───── Data section

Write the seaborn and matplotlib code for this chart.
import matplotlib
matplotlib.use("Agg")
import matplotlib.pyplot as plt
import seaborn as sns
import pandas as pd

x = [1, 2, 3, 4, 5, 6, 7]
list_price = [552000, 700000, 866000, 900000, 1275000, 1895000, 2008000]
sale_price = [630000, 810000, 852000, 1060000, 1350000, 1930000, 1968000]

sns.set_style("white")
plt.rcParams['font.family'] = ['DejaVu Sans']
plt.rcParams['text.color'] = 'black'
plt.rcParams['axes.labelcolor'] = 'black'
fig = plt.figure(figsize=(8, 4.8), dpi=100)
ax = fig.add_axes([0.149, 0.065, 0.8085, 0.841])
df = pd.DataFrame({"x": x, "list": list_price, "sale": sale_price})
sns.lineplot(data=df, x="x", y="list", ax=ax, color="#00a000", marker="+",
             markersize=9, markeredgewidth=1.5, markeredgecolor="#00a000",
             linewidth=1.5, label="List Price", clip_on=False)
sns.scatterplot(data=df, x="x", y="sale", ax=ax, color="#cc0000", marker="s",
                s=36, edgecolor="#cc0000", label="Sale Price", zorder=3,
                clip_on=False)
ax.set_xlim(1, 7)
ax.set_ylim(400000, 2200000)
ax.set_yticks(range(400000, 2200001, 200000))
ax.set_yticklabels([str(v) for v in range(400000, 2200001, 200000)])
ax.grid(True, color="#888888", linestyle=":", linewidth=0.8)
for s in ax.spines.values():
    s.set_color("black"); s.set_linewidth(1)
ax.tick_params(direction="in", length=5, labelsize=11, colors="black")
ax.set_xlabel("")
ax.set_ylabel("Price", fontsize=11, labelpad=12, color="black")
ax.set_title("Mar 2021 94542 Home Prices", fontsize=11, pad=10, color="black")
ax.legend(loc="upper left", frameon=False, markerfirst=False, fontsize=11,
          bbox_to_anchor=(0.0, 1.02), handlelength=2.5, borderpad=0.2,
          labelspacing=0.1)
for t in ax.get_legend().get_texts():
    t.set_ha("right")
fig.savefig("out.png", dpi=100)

──────────

- _Brief_: Produce the lines from the top of the listing through the "1350000, 1930000, 1968000]" line exactly as they appear, with no additional output.

- _Task result_:
Write the seaborn and matplotlib code for this chart.
import matplotlib
matplotlib.use("Agg")
import matplotlib.pyplot as plt
import seaborn as sns
import pandas as pd

x = [1, 2, 3, 4, 5, 6, 7]
list_price = [552000, 700000, 866000, 900000, 1275000, 1895000, 2008000]
sale_price = [630000, 810000, 852000, 1060000, 1350000, 1930000, 1968000]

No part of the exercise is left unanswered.